_DATA SHOWN_:
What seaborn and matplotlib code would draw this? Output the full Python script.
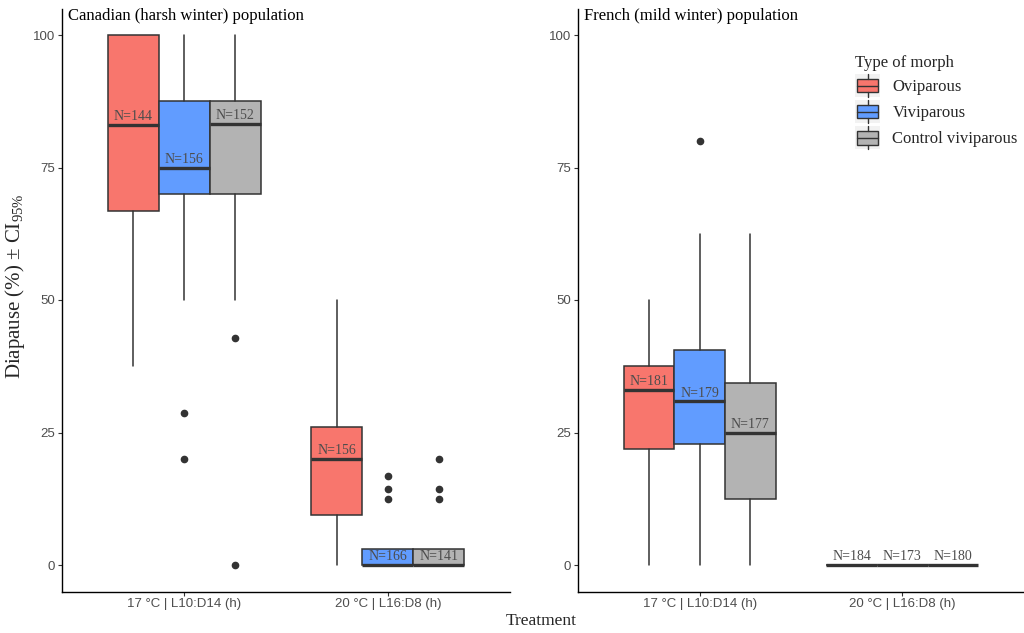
import matplotlib.pyplot as plt
import seaborn as sns
from matplotlib.legend_handler import HandlerBase
from matplotlib.patches import Rectangle
from matplotlib.lines import Line2D

# Data (diapause %, box-plot summaries)
treatments = ["17 °C | L10:D14 (h)", "20 °C | L16:D8 (h)"]
morphs = ["Oviparous", "Viviparous", "Control viviparous"]
morph_colors = ["#F8766D", "#619CFF", "#B3B3B3"]

# Canadian (harsh winter) population: [treatment][morph]
can_lo = [[37.5, 50.0, 50.0], [0.0, 0.0, 0.0]]
can_q1 = [[66.7, 70.0, 70.0], [9.4, 0.0, 0.0]]
can_med = [[83.0, 75.0, 83.3], [20.0, 0.0, 0.0]]
can_q3 = [[100.0, 87.5, 87.5], [26.0, 3.1, 3.1]]
can_hi = [[100.0, 100.0, 100.0], [50.0, 3.1, 3.1]]
can_out = [[[], [28.6, 20.0], [42.9, 0.0]], [[], [16.7, 14.3, 12.5], [20.0, 14.3, 12.5]]]
can_n = [[144, 156, 152], [156, 166, 141]]

# French (mild winter) population
fr_lo = [[0.0, 0.0, 0.0], [0.0, 0.0, 0.0]]
fr_q1 = [[21.9, 22.9, 12.5], [0.0, 0.0, 0.0]]
fr_med = [[33.0, 30.9, 25.0], [0.0, 0.0, 0.0]]
fr_q3 = [[37.5, 40.6, 34.4], [0.0, 0.0, 0.0]]
fr_hi = [[50.0, 62.5, 62.5], [0.0, 0.0, 0.0]]
fr_out = [[[], [80.0], []], [[], [], []]]
fr_n = [[181, 179, 177], [184, 173, 180]]

yticks = [0, 25, 50, 75, 100]

sns.set_theme(style="ticks")
plt.rcParams["font.family"] = ["Liberation Serif", "DejaVu Serif"]
plt.rcParams["mathtext.fontset"] = "custom"
plt.rcParams["mathtext.rm"] = "Liberation Serif"
plt.rcParams["mathtext.it"] = "Liberation Serif:italic"

EDGE = "#333333"
TXT = "#4D4D4D"


def draw_panel(ax, lo, q1, med, q3, hi, out, ns, title):
    width = 0.25
    for i in range(len(treatments)):
        for j in range(len(morphs)):
            pos = i + (j - 1) * width
            stats = [dict(whislo=lo[i][j], q1=q1[i][j], med=med[i][j], q3=q3[i][j],
                          whishi=hi[i][j], fliers=out[i][j])]
            ax.bxp(stats, positions=[pos], widths=width, patch_artist=True,
                   showcaps=False, manage_ticks=False,
                   boxprops=dict(facecolor=morph_colors[j], edgecolor=EDGE, linewidth=1.1),
                   medianprops=dict(color=EDGE, linewidth=2.4, solid_capstyle="butt"),
                   whiskerprops=dict(color=EDGE, linewidth=1.1),
                   flierprops=dict(marker="o", markerfacecolor=EDGE, markeredgecolor=EDGE,
                                   markersize=4.5))
            ax.annotate(f"N={ns[i][j]}", (pos, med[i][j]), xytext=(0, 1.2),
                        textcoords="offset points", ha="center", va="bottom",
                        fontsize=10, color=TXT)
    ax.set_xlim(-0.6, 1.6)
    ax.set_ylim(-5, 105)
    ax.set_xticks(range(len(treatments)))
    ax.set_xticklabels(treatments, family="Liberation Sans", fontsize=9.5, color=TXT)
    ax.set_yticks(yticks)
    ax.set_yticklabels(yticks, family="Liberation Sans", fontsize=9.5, color=TXT)
    ax.tick_params(length=3, width=0.8, color=EDGE, pad=2)
    ax.grid(False)
    sns.despine(ax=ax)
    for s in ["left", "bottom"]:
        ax.spines[s].set_color("black")
        ax.spines[s].set_linewidth(1.0)
    ax.text(0.013, 1.0, title, transform=ax.transAxes, ha="left", va="top",
            fontsize=12, color="black")


class BoxKey(HandlerBase):
    def create_artists(self, legend, orig_handle, xdescent, ydescent, width, height,
                       fontsize, trans):
        x0, y0 = -xdescent, -ydescent
        fc = orig_handle.get_facecolor()
        m = 1.5
        bg = Rectangle((x0, y0), width, height, facecolor="#F2F2F2", edgecolor="none",
                       transform=trans)
        box = Rectangle((x0 + m, y0 + 0.2 * height), width - 2 * m, 0.6 * height,
                        facecolor=fc, edgecolor=EDGE, linewidth=1.0, transform=trans)
        xc = x0 + width / 2
        med = Line2D([x0 + m, x0 + width - m], [y0 + height / 2] * 2, color=EDGE,
                     linewidth=1.0, transform=trans)
        w1 = Line2D([xc, xc], [y0, y0 + 0.2 * height], color=EDGE, linewidth=1.0,
                    transform=trans)
        w2 = Line2D([xc, xc], [y0 + 0.8 * height, y0 + height], color=EDGE, linewidth=1.0,
                    transform=trans)
        return [bg, box, med, w1, w2]


fig = plt.figure(figsize=(10.24, 6.33), dpi=100)
ax1 = fig.add_axes([62 / 1024, 1 - 591.5 / 633, 448 / 1024, 583 / 633])
ax2 = fig.add_axes([578 / 1024, 1 - 591.5 / 633, 446 / 1024, 583 / 633])

draw_panel(ax1, can_lo, can_q1, can_med, can_q3, can_hi, can_out, can_n,
           "Canadian (harsh winter) population")
draw_panel(ax2, fr_lo, fr_q1, fr_med, fr_q3, fr_hi, fr_out, fr_n,
           "French (mild winter) population")

fig.text(541 / 1024, 1 - 621 / 633, "Treatment", ha="center", va="center", fontsize=12.5)
fig.text(15 / 1024, 1 - 286 / 633, r"Diapause (%) ± CI$_{\mathrm{95\%}}$", ha="center",
         va="center", rotation=90, fontsize=15)

handles = [Rectangle((0, 0), 1, 1, facecolor=c) for c in morph_colors]
leg = fig.legend(handles, morphs, title="Type of morph", loc="upper left",
                 bbox_to_anchor=(855 / 1024, 1 - 55 / 633), frameon=False,
                 handler_map={Rectangle: BoxKey()}, fontsize=12, title_fontsize=12,
                 handlelength=1.5, handleheight=1.75, handletextpad=0.75,
                 labelspacing=0.18, borderpad=0, borderaxespad=0, alignment="left")

fig.savefig("out.png", dpi=100)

_WRITTEN PROBLEM_: Read the lines above. Gather those in which the string "seaborn" is found.

_ANSWER_:
What seaborn and matplotlib code would draw this? Output the full Python script.
import seaborn as sns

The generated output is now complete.